--- start of GIVEN ENTRIES ---
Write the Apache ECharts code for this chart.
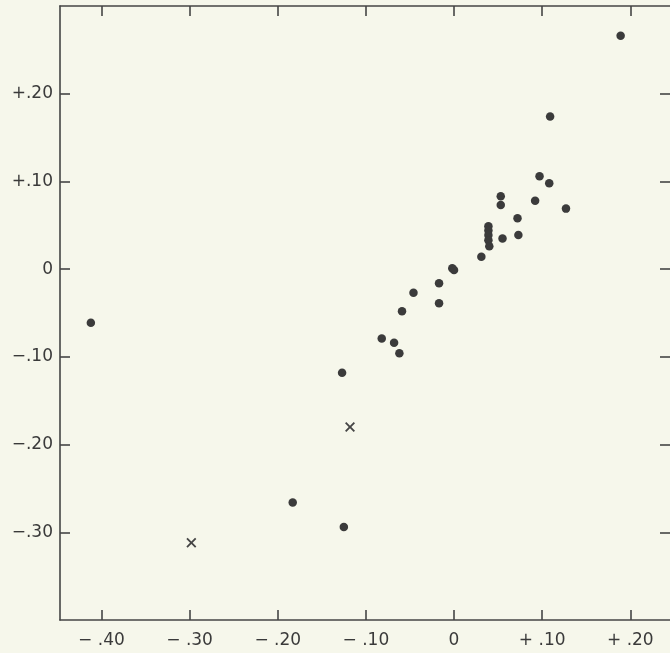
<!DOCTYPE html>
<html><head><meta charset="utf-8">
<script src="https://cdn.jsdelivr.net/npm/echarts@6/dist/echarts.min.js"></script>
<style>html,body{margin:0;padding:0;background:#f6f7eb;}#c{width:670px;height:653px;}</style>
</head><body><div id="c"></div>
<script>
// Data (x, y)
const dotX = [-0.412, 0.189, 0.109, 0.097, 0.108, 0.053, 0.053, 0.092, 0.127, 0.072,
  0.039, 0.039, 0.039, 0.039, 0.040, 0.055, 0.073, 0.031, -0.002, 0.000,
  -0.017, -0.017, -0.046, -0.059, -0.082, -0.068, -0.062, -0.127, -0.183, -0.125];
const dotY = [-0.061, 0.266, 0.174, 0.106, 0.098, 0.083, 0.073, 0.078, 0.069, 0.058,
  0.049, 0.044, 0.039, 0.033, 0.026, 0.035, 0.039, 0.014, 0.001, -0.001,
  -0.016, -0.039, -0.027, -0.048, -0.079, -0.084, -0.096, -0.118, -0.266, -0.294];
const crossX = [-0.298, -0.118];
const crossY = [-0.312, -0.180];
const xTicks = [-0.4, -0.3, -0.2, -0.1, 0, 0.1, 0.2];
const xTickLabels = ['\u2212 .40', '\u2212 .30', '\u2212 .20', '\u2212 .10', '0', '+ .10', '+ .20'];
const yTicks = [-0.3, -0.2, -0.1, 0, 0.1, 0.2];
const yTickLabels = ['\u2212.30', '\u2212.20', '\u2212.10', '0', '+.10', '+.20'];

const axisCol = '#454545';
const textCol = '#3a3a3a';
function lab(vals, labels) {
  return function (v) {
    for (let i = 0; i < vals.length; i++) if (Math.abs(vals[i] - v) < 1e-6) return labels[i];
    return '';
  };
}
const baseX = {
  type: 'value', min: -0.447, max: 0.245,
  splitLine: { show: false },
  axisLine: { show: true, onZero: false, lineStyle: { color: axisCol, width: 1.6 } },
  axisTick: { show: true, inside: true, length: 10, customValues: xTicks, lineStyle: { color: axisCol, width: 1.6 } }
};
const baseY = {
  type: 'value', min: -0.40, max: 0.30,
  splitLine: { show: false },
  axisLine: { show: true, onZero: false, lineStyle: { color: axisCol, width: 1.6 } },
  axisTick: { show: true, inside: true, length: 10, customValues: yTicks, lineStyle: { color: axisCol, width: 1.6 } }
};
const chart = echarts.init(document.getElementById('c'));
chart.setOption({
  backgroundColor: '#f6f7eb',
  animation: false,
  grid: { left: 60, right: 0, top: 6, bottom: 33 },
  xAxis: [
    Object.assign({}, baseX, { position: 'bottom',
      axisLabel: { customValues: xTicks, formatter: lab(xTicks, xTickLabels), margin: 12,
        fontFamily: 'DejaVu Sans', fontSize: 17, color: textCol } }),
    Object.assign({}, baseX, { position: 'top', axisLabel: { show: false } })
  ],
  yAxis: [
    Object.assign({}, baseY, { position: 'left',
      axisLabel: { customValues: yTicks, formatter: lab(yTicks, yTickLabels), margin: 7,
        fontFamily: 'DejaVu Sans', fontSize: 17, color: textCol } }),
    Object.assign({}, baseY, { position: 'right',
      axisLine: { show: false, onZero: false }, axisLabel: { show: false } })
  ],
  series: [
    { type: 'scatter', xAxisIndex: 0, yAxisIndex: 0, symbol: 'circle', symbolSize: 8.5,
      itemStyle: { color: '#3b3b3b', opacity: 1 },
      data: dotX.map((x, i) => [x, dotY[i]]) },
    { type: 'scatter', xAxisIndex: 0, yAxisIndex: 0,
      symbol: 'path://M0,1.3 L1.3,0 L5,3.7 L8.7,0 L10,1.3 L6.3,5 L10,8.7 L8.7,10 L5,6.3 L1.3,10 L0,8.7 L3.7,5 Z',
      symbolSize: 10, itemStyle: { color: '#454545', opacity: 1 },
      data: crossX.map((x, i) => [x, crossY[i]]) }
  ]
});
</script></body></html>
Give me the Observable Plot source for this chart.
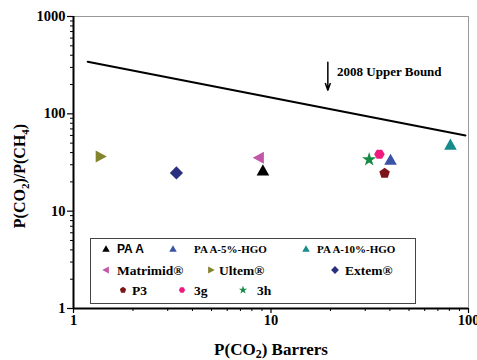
--- end of GIVEN ENTRIES ---
SET TASK
Which lines in the listing above hold the word "this"? Show each of them.

TASK OUTPUT
Write the Apache ECharts code for this chart.
Give me the Observable Plot source for this chart.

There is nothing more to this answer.